### TASK STATEMENT:
Leave out the pictures and repeat the data exactly.

### DATASET CONTENT:
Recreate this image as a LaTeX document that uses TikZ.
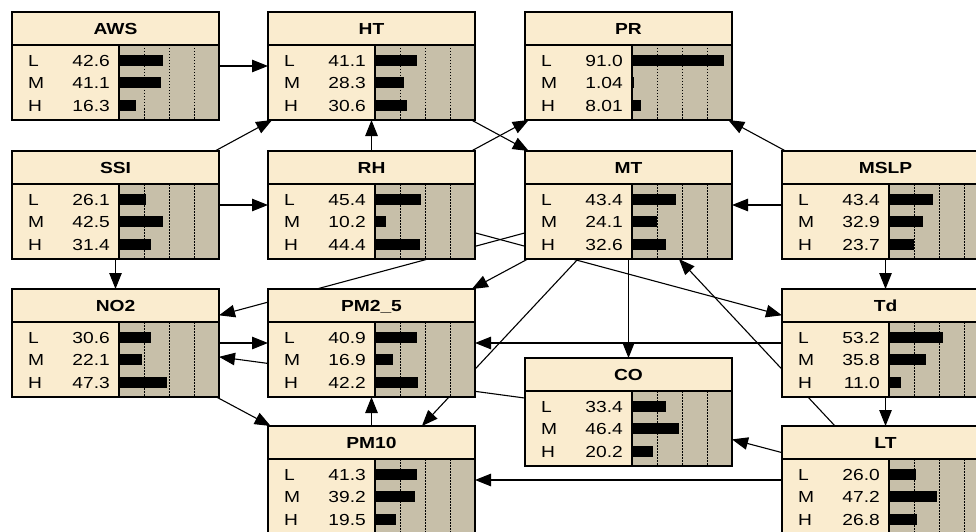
\documentclass[tikz,border=0pt]{standalone}
\usepackage{fontspec}
\newfontfamily\netfont[FakeStretch=1.2]{Liberation Sans}
\usetikzlibrary{arrows.meta}
\pgfdeclarelayer{paper}
\pgfdeclarelayer{links}
\pgfsetlayers{paper,links,main}
\definecolor{boxcream}{RGB}{250,236,207}
\definecolor{bartan}{RGB}{199,191,169}

\tikzset{
  frame/.style={line width=1.4pt, draw=black},
  gridline/.style={line width=1pt, dash pattern=on 1.5pt off 1.5pt},
  link/.style={line width=1.1pt, -{Triangle[length=16pt,width=12.5pt]}},
  statetext/.style={inner sep=0pt, text height=11.5pt, text depth=0pt,
    font=\netfont\fontsize{16}{19}\selectfont},
  titletext/.style={inner sep=0pt, text height=11.5pt, text depth=0pt,
    font=\netfont\fontsize{16}{19}\selectfont\bfseries},
  hull/.style={inner sep=0pt, outer sep=0pt, minimum width=207pt,
    minimum height=108pt, anchor=north west},
}

% Belief-bar box: name, left, top, title, L, M, H
\newcommand\bnnode[7]{%
  \fill[boxcream] (#2,#3) rectangle ++(207,108);
  \fill[bartan] (#2+107,#3+33) rectangle (#2+207,#3+108);
  \foreach \g in {25,50,75}
    \draw[gridline] (#2+107+\g,#3+33) -- (#2+107+\g,#3+108);
  \foreach \bval/\brow/\blab in {#5/48.5/L,#6/70.5/M,#7/93.5/H} {
    \fill[black] (#2+108,#3+\brow-5.5) rectangle (#2+108+\bval,#3+\brow+5.5);
    \node[statetext,anchor=west] at (#2+16,#3+\brow) {\blab};
    \node[statetext,anchor=east] at (#2+98,#3+\brow) {\bval};
  }
  \node[titletext] at (#2+103.5,#3+16.5) {#4};
  \draw[frame] (#2,#3) rectangle ++(207,108);
  \draw[frame] (#2,#3+33) -- ++(207,0);
  \draw[frame] (#2+107,#3+33) -- ++(0,75);
  \node[hull] (#1) at (#2,#3) {};
}

\begin{document}
\begin{tikzpicture}[x=1pt,y=-1pt]
\useasboundingbox (0,0) rectangle (976,532);
\clip (0,0) rectangle (976,532);
\begin{pgfonlayer}{paper}
  \fill[white] (0,0) rectangle (976,532);
\end{pgfonlayer}

\bnnode{AWS}{12}{12}{AWS}{42.6}{41.1}{16.3}
\bnnode{HT}{268}{12}{HT}{41.1}{28.3}{30.6}
\bnnode{PR}{525}{12}{PR}{91.0}{1.04}{8.01}
\bnnode{SSI}{12}{151}{SSI}{26.1}{42.5}{31.4}
\bnnode{RH}{268}{151}{RH}{45.4}{10.2}{44.4}
\bnnode{MT}{525}{151}{MT}{43.4}{24.1}{32.6}
\bnnode{MSLP}{782}{151}{MSLP}{43.4}{32.9}{23.7}
\bnnode{NOtwo}{12}{289}{NO2}{30.6}{22.1}{47.3}
\bnnode{PMtwofive}{268}{289}{PM2\_5}{40.9}{16.9}{42.2}
\bnnode{Td}{782}{289}{Td}{53.2}{35.8}{11.0}
\bnnode{CO}{525}{358}{CO}{33.4}{46.4}{20.2}
\bnnode{PMten}{268}{426}{PM10}{41.3}{39.2}{19.5}
\bnnode{LT}{782}{426}{LT}{26.0}{47.2}{26.8}

% links run from the parent's centre to the child's border, under the boxes
\begin{pgfonlayer}{links}
  \foreach \pa/\ch in {AWS/HT, SSI/HT, SSI/RH, SSI/NOtwo, RH/HT, RH/PR,
      HT/MT, MSLP/PR, MSLP/MT, MSLP/Td, Td/LT, MT/CO, MT/NOtwo,
      MT/PMtwofive, MT/PMten, RH/Td, LT/MT, NOtwo/PMtwofive, CO/NOtwo,
      NOtwo/PMten, PMten/PMtwofive, Td/PMtwofive, LT/PMten, LT/CO}
    \draw[link] (\pa.center) -- (\ch);
\end{pgfonlayer}
\end{tikzpicture}
\end{document}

### RESPONSE TO THIS TASK:
Recreate this image as a LaTeX document that uses TikZ.
\documentclass[tikz,border=0pt]{standalone}
\usepackage{fontspec}
\newfontfamily\netfont[FakeStretch=1.2]{Liberation Sans}
\usetikzlibrary{arrows.meta}
\pgfdeclarelayer{paper}
\pgfdeclarelayer{links}
\pgfsetlayers{paper,links,main}
\definecolor{boxcream}{RGB}{250,236,207}
\definecolor{bartan}{RGB}{199,191,169}

\tikzset{
  frame/.style={line width=1.4pt, draw=black},
  gridline/.style={line width=1pt, dash pattern=on 1.5pt off 1.5pt},
  link/.style={line width=1.1pt, -{Triangle[length=16pt,width=12.5pt]}},
  statetext/.style={inner sep=0pt, text height=11.5pt, text depth=0pt,
    font=\netfont\fontsize{16}{19}\selectfont},
  titletext/.style={inner sep=0pt, text height=11.5pt, text depth=0pt,
    font=\netfont\fontsize{16}{19}\selectfont\bfseries},
  hull/.style={inner sep=0pt, outer sep=0pt, minimum width=207pt,
    minimum height=108pt, anchor=north west},
}

% Belief-bar box: name, left, top, title, L, M, H
\newcommand\bnnode[7]{%
  \fill[boxcream] (#2,#3) rectangle ++(207,108);
  \fill[bartan] (#2+107,#3+33) rectangle (#2+207,#3+108);
  \foreach \g in {25,50,75}
    \draw[gridline] (#2+107+\g,#3+33) -- (#2+107+\g,#3+108);
  \foreach \bval/\brow/\blab in {#5/48.5/L,#6/70.5/M,#7/93.5/H} {
    \fill[black] (#2+108,#3+\brow-5.5) rectangle (#2+108+\bval,#3+\brow+5.5);
    \node[statetext,anchor=west] at (#2+16,#3+\brow) {\blab};
    \node[statetext,anchor=east] at (#2+98,#3+\brow) {\bval};
  }
  \node[titletext] at (#2+103.5,#3+16.5) {#4};
  \draw[frame] (#2,#3) rectangle ++(207,108);
  \draw[frame] (#2,#3+33) -- ++(207,0);
  \draw[frame] (#2+107,#3+33) -- ++(0,75);
  \node[hull] (#1) at (#2,#3) {};
}

\begin{document}
\begin{tikzpicture}[x=1pt,y=-1pt]
\useasboundingbox (0,0) rectangle (976,532);
\clip (0,0) rectangle (976,532);
\begin{pgfonlayer}{paper}
  \fill[white] (0,0) rectangle (976,532);
\end{pgfonlayer}

\bnnode{AWS}{12}{12}{AWS}{42.6}{41.1}{16.3}
\bnnode{HT}{268}{12}{HT}{41.1}{28.3}{30.6}
\bnnode{PR}{525}{12}{PR}{91.0}{1.04}{8.01}
\bnnode{SSI}{12}{151}{SSI}{26.1}{42.5}{31.4}
\bnnode{RH}{268}{151}{RH}{45.4}{10.2}{44.4}
\bnnode{MT}{525}{151}{MT}{43.4}{24.1}{32.6}
\bnnode{MSLP}{782}{151}{MSLP}{43.4}{32.9}{23.7}
\bnnode{NOtwo}{12}{289}{NO2}{30.6}{22.1}{47.3}
\bnnode{PMtwofive}{268}{289}{PM2\_5}{40.9}{16.9}{42.2}
\bnnode{Td}{782}{289}{Td}{53.2}{35.8}{11.0}
\bnnode{CO}{525}{358}{CO}{33.4}{46.4}{20.2}
\bnnode{PMten}{268}{426}{PM10}{41.3}{39.2}{19.5}
\bnnode{LT}{782}{426}{LT}{26.0}{47.2}{26.8}

% links run from the parent's centre to the child's border, under the boxes
\begin{pgfonlayer}{links}
  \foreach \pa/\ch in {AWS/HT, SSI/HT, SSI/RH, SSI/NOtwo, RH/HT, RH/PR,
      HT/MT, MSLP/PR, MSLP/MT, MSLP/Td, Td/LT, MT/CO, MT/NOtwo,
      MT/PMtwofive, MT/PMten, RH/Td, LT/MT, NOtwo/PMtwofive, CO/NOtwo,
      NOtwo/PMten, PMten/PMtwofive, Td/PMtwofive, LT/PMten, LT/CO}
    \draw[link] (\pa.center) -- (\ch);
\end{pgfonlayer}
\end{tikzpicture}
\end{document}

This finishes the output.